What you should do:
Locate the line bearing "Clone this chart in matplotlib." in the material below, then reproduce it and each following line up to and including the line bearing "ax = fig.add_axes([221/645, 1-334/386, 398/645, 316/386])".
════════════════════
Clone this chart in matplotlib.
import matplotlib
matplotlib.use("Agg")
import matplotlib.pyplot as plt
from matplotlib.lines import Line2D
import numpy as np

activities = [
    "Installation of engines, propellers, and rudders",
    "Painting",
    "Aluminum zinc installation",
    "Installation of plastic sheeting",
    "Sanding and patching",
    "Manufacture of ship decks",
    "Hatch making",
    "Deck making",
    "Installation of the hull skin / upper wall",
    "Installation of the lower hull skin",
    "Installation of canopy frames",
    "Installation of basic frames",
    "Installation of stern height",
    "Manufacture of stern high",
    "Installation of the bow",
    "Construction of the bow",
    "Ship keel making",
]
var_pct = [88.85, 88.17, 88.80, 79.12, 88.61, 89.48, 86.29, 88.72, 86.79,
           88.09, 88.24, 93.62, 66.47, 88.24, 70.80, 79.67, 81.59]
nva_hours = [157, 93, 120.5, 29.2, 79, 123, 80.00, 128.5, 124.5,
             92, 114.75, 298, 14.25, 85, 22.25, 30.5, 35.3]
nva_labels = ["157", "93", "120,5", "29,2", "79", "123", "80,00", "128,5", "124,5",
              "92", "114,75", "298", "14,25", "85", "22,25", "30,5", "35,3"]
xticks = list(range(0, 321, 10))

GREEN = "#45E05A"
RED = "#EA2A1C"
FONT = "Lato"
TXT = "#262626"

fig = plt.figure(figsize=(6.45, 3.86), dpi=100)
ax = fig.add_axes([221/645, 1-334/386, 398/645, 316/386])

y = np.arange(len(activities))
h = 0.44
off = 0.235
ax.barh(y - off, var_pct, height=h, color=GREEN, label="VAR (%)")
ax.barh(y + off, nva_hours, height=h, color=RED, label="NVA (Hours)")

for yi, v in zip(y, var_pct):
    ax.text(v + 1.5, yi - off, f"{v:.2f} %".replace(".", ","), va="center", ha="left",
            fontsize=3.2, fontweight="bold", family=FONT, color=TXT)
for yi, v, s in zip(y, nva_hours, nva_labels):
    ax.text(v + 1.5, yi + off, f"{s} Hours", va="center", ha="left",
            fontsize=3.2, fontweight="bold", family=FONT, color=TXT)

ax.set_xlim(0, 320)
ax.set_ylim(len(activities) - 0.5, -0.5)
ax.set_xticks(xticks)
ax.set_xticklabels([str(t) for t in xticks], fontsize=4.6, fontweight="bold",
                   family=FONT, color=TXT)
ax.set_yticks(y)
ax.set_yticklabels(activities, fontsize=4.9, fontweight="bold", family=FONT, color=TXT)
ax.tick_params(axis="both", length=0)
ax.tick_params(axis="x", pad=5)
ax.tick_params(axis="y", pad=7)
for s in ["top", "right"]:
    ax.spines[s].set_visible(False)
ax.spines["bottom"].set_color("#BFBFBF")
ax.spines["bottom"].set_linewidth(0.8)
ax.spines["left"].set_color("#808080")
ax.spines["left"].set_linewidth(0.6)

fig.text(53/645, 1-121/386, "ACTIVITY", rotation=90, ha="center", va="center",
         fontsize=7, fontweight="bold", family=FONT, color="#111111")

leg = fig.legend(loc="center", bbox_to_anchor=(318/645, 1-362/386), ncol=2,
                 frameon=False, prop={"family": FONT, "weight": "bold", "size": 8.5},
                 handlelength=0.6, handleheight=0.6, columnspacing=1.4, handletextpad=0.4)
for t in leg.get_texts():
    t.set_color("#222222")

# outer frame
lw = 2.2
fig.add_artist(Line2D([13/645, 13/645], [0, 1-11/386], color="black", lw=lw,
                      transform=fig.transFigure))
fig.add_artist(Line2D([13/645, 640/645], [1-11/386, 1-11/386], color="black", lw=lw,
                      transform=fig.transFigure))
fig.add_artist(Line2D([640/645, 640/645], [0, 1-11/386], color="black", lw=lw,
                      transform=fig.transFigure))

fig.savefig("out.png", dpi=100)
════════════════════
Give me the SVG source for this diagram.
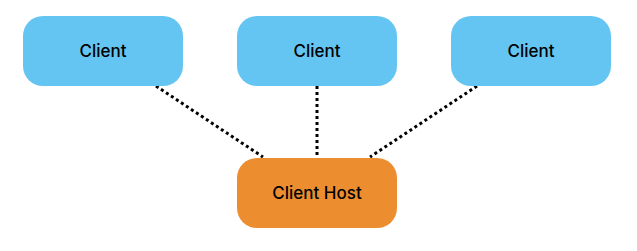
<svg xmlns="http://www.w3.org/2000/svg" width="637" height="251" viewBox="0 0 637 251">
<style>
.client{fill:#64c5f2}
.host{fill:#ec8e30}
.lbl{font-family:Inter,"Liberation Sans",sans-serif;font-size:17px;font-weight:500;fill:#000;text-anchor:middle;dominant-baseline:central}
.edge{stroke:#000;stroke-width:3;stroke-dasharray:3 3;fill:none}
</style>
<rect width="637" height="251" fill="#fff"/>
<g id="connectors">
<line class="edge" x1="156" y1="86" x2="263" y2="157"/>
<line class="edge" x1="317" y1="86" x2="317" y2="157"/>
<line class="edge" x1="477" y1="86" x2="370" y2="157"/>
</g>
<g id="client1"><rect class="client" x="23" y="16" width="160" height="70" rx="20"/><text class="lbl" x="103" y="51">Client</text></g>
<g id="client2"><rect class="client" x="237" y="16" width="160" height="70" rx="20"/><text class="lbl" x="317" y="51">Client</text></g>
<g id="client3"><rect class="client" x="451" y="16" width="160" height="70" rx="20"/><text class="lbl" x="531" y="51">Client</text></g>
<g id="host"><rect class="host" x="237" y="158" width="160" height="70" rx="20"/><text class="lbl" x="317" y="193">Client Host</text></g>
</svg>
════════════════════
Solution:
Clone this chart in matplotlib.
import matplotlib
matplotlib.use("Agg")
import matplotlib.pyplot as plt
from matplotlib.lines import Line2D
import numpy as np

activities = [
    "Installation of engines, propellers, and rudders",
    "Painting",
    "Aluminum zinc installation",
    "Installation of plastic sheeting",
    "Sanding and patching",
    "Manufacture of ship decks",
    "Hatch making",
    "Deck making",
    "Installation of the hull skin / upper wall",
    "Installation of the lower hull skin",
    "Installation of canopy frames",
    "Installation of basic frames",
    "Installation of stern height",
    "Manufacture of stern high",
    "Installation of the bow",
    "Construction of the bow",
    "Ship keel making",
]
var_pct = [88.85, 88.17, 88.80, 79.12, 88.61, 89.48, 86.29, 88.72, 86.79,
           88.09, 88.24, 93.62, 66.47, 88.24, 70.80, 79.67, 81.59]
nva_hours = [157, 93, 120.5, 29.2, 79, 123, 80.00, 128.5, 124.5,
             92, 114.75, 298, 14.25, 85, 22.25, 30.5, 35.3]
nva_labels = ["157", "93", "120,5", "29,2", "79", "123", "80,00", "128,5", "124,5",
              "92", "114,75", "298", "14,25", "85", "22,25", "30,5", "35,3"]
xticks = list(range(0, 321, 10))

GREEN = "#45E05A"
RED = "#EA2A1C"
FONT = "Lato"
TXT = "#262626"

fig = plt.figure(figsize=(6.45, 3.86), dpi=100)
ax = fig.add_axes([221/645, 1-334/386, 398/645, 316/386])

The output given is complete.